To pump up the pressure? Is this the lawfare version of carpet bombing?

“These adjusters are being sued purely as a litigation tactic,” says Dallas commercial insurance attorney Steven Badger. “Their lives are sadly being impacted by these lawsuits. These baseless lawsuits are affecting their credit and causing unwarranted stress in their personal lives.”

Over the last five years, thousands of hailstorm suits have been filed in Texas – not only against insurance companies, but against agents and adjusters working with or for them.

Two of the more ridiculous cases named an insurance agent who had never been associated with the company being sued.

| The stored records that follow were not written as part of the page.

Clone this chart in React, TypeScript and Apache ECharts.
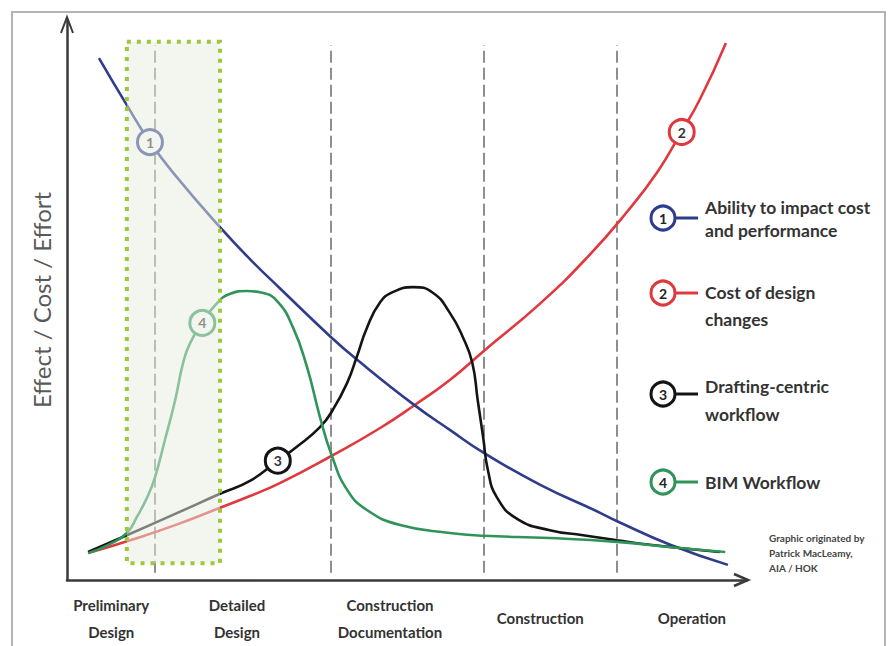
import React, { useEffect, useRef } from "react";
import * as echarts from "echarts";

// ---- data (x: project timeline 0-100, y: relative effect 0-100) ----
const abilityToImpact = [
  [4.7, 93.2], [8.8, 84.8], [12.2, 78.2], [15.9, 72.3], [22.5, 63.0], [26.9, 57.3],
  [31.3, 52.1], [38.8, 43.4], [42.4, 39.6], [50.9, 31.4], [56.3, 26.8], [61.3, 22.7],
  [69.6, 17.0], [78.4, 12.0], [80.9, 10.5], [88.7, 6.3], [97.2, 2.7],
];
const costOfDesignChanges = [
  [3.1, 4.8], [9.3, 7.1], [15.9, 9.8], [22.5, 12.9], [26.9, 15.0], [31.3, 17.3],
  [38.8, 22.1], [46.0, 27.1], [51.2, 31.3], [56.3, 35.7], [61.3, 40.9], [69.6, 49.4],
  [76.5, 57.6], [82.4, 65.8], [86.9, 73.0], [90.1, 79.5], [93.1, 85.9], [96.9, 95.9],
];
const draftingWorkflow = [
  [3.1, 5.0], [8.8, 8.0], [15.9, 11.8], [22.5, 15.4], [26.9, 17.7], [31.0, 21.3],
  [33.8, 23.8], [37.2, 27.3], [39.1, 30.4], [41.2, 35.2], [42.6, 39.8], [44.1, 45.0],
  [46.0, 49.5], [47.9, 51.4], [50.9, 52.3], [53.8, 51.3], [56.3, 47.7], [58.2, 43.4],
  [59.6, 38.8], [60.4, 32.1], [61.2, 25.5], [61.9, 19.6], [63.2, 14.8], [66.2, 10.9],
  [71.0, 8.9], [75.9, 8.0], [80.9, 7.1], [85.7, 6.3], [96.0, 5.0],
];
const bimWorkflow = [
  [3.1, 4.8], [6.3, 6.4], [8.8, 8.4], [10.3, 11.3], [11.8, 14.8], [12.9, 18.2],
  [14.4, 25.0], [15.9, 32.1], [17.1, 38.9], [18.1, 42.3], [19.9, 45.9], [21.8, 49.1],
  [24.0, 51.1], [26.5, 51.6], [28.7, 51.3], [30.9, 49.8], [33.2, 45.2], [35.3, 38.0],
  [37.2, 29.1], [39.0, 22.0], [41.2, 16.1], [44.1, 12.5], [49.0, 9.8], [56.3, 8.4],
  [61.3, 7.9], [71.0, 7.5], [80.9, 6.8], [90.1, 5.7], [96.8, 5.0],
];

const curveTags = [
  [12.2, 78.2], // 1 on ability curve
  [90.4, 80.0], // 2 on cost curve
  [31.0, 21.3], // 3 on drafting curve
  [19.9, 45.9], // 4 on BIM curve
];

const phaseNames = [
  "Preliminary\nDesign",
  "Detailed\nDesign",
  "Construction\nDocumentation",
  "Construction",
  "Operation",
];
const phaseCenters = [6.5, 25.0, 47.5, 69.6, 91.9];
const phaseBoundaries = [12.9, 38.8, 61.3, 80.9];
const boundarySpan = [1.3, 95.5];
const focusX = [8.8, 22.5];
const focusY = [3.0, 96.1];

const legendNames = [
  "Ability to impact cost\nand performance",
  "Cost of design\nchanges",
  "Drafting-centric\nworkflow",
  "BIM Workflow",
];
const axisName = "Effect / Cost / Effort";
const credit = "Graphic originated by\nPatrick MacLeamy,\nAIA / HOK";

const COLORS = ["#2f3c8c", "#e0383e", "#141414", "#2f9459"];
const FONT = "Lato, 'Open Sans', sans-serif";

export default function App() {
  const ref = useRef<HTMLDivElement>(null);

  useEffect(() => {
    document.body.style.margin = "0";
    if (!ref.current) return;
    const chart = echarts.init(ref.current, undefined, { renderer: "svg" });

    const tagPoint = (i: number) => ({
      symbol: "circle",
      symbolSize: 25,
      silent: true,
      z: 5,
      itemStyle: { color: "#ffffff", borderColor: COLORS[i], borderWidth: 3 },
      label: {
        show: true,
        formatter: String(i + 1),
        color: "#333",
        fontSize: 14,
        fontWeight: "bold",
        fontFamily: FONT,
      },
      data: [{ coord: curveTags[i] }],
    });

    const lineSeries = (name: string, data: number[][], i: number, extra: any = {}) => ({
      type: "line",
      name,
      data,
      smooth: 0.5,
      symbol: "none",
      z: 2,
      lineStyle: { color: COLORS[i], width: 2.6 },
      markPoint: tagPoint(i),
      ...extra,
    });

    const labelIndex = (v: number) => {
      let best = 0;
      phaseCenters.forEach((c, i) => {
        if (Math.abs(c - v) < Math.abs(phaseCenters[best] - v)) best = i;
      });
      return best;
    };

    const legendYs = [218, 293, 394, 482];
    const legendTextTops = [196, 279, 372, 470];
    const legendLineHeights = [23, 27, 28, 24];

    const graphics: any[] = [
      {
        type: "rect",
        shape: { x: 12, y: 12, width: 873, height: 660 },
        style: { fill: "none", stroke: "#b4b4b4", lineWidth: 2 },
        silent: true,
      },
      {
        type: "polyline",
        shape: { points: [[61, 33], [67, 17], [73, 33]] },
        style: { stroke: "#3a3a3a", lineWidth: 2, fill: "none" },
        z: 20,
      },
      {
        type: "polyline",
        shape: { points: [[734, 574], [748, 580], [734, 586]] },
        style: { stroke: "#3a3a3a", lineWidth: 2.5, fill: "none" },
        z: 20,
      },
      {
        type: "text",
        x: 769,
        y: 530,
        style: {
          text: credit,
          fill: "#444",
          font: "bold 10px " + FONT,
          lineHeight: 15,
          align: "left",
          verticalAlign: "top",
        },
      },
    ];
    legendNames.forEach((name, i) => {
      const cy = legendYs[i];
      graphics.push(
        {
          type: "line",
          shape: { x1: 676, y1: cy, x2: 698, y2: cy },
          style: { stroke: COLORS[i], lineWidth: 3 },
        },
        {
          type: "circle",
          shape: { cx: 663, cy, r: 12 },
          style: { fill: "#fff", stroke: COLORS[i], lineWidth: 3 },
        },
        {
          type: "text",
          x: 663,
          y: cy,
          style: {
            text: String(i + 1),
            fill: "#222",
            font: "bold 14px " + FONT,
            align: "center",
            verticalAlign: "middle",
          },
        },
        {
          type: "text",
          x: 705,
          y: legendTextTops[i],
          style: {
            text: name,
            fill: "#333",
            font: "bold 17.5px " + FONT,
            lineHeight: legendLineHeights[i],
            align: "left",
            verticalAlign: "top",
          },
        }
      );
    });

    const option: any = {
      animation: false,
      backgroundColor: "#ffffff",
      grid: {
        left: 67,
        right: 143,
        top: 20,
        bottom: 66,
        containLabel: false,
        outerBoundsMode: "none",
      },
      xAxis: {
        type: "value",
        min: 0,
        max: 100,
        axisLine: { show: true, lineStyle: { color: "#3a3a3a", width: 2.5 } },
        axisTick: { show: false },
        splitLine: { show: false },
        axisLabel: {
          show: true,
          customValues: phaseCenters,
          margin: 11,
          formatter: (v: number) => {
            const txt = phaseNames[labelIndex(v)];
            if (txt.includes("\n")) {
              return txt
                .split("\n")
                .map((t) => `{two|${t}}`)
                .join("\n");
            }
            return `{one|${txt}}`;
          },
          rich: {
            two: {
              lineHeight: 27,
              fontSize: 15,
              fontWeight: "bold",
              fontFamily: FONT,
              color: "#333",
            },
            one: {
              lineHeight: 54,
              fontSize: 15,
              fontWeight: "bold",
              fontFamily: FONT,
              color: "#333",
            },
          },
        },
      },
      yAxis: {
        type: "value",
        min: 0,
        max: 100,
        name: axisName,
        nameLocation: "middle",
        nameRotate: 90,
        nameGap: 14,
        nameTextStyle: { fontSize: 24, color: "#595959", fontFamily: FONT },
        axisLine: { show: true, lineStyle: { color: "#3a3a3a", width: 2.5 } },
        axisTick: { show: false },
        axisLabel: { show: false },
        splitLine: { show: false },
      },
      series: [
        lineSeries("Cost of design changes", costOfDesignChanges, 1),
        lineSeries("Ability to impact cost and performance", abilityToImpact, 0, {
          markLine: {
            silent: true,
            z: 1,
            symbol: ["none", "none"],
            label: { show: false },
            lineStyle: { color: "#6a6a6a", type: [12, 5], width: 1.5 },
            data: phaseBoundaries.map((x) => [
              { coord: [x, boundarySpan[0]] },
              { coord: [x, boundarySpan[1]] },
            ]),
          },
          markArea: {
            silent: true,
            z: 10,
            label: { show: false },
            itemStyle: {
              color: "rgba(232,237,224,0.5)",
              borderColor: "#9dc83e",
              borderWidth: 4,
              borderType: [4, 6],
            },
            data: [[{ coord: [focusX[0], focusY[1]] }, { coord: [focusX[1], focusY[0]] }]],
          },
        }),
        lineSeries("Drafting-centric workflow", draftingWorkflow, 2),
        lineSeries("BIM Workflow", bimWorkflow, 3),
      ],
      graphic: { elements: graphics },
    };

    chart.setOption(option);
    return () => chart.dispose();
  }, []);

  return <div ref={ref} style={{ width: 890, height: 646 }} />;
}
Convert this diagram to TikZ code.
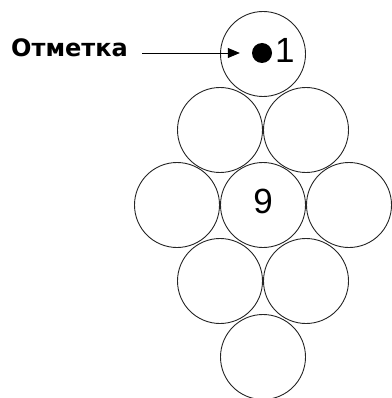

It was a mistake, apparently, but one that caused a good bit of grief and inconvenience for “Jane Doe,” who has now filed an action of her own in Comal County against Arguello Hope & Associates, several of the firm’s attorneys, and their clients in the suit against her.

When the lawsuit wrongfully filed against her caught the attention of the Texas Department of Insurance, Doe recalls in her petition to the court, she had to surrender her insurance license to prevent a permanent-record investigation. Moreover, she and her husband, a private contractor employed by the government, are now obliged to “explain in great detail all the facts surrounding both lawsuits each and every time their security clearance is reviewed from now until the end of their careers.”

Their reputations have been damaged and opportunities for future employment “put in jeopardy.”

If the Senate needs someone to testify on behalf of SB 10, they can call “Jane Doe,”

assuming she’s willing to brave more public exposure that she didn’t deserve in the first place.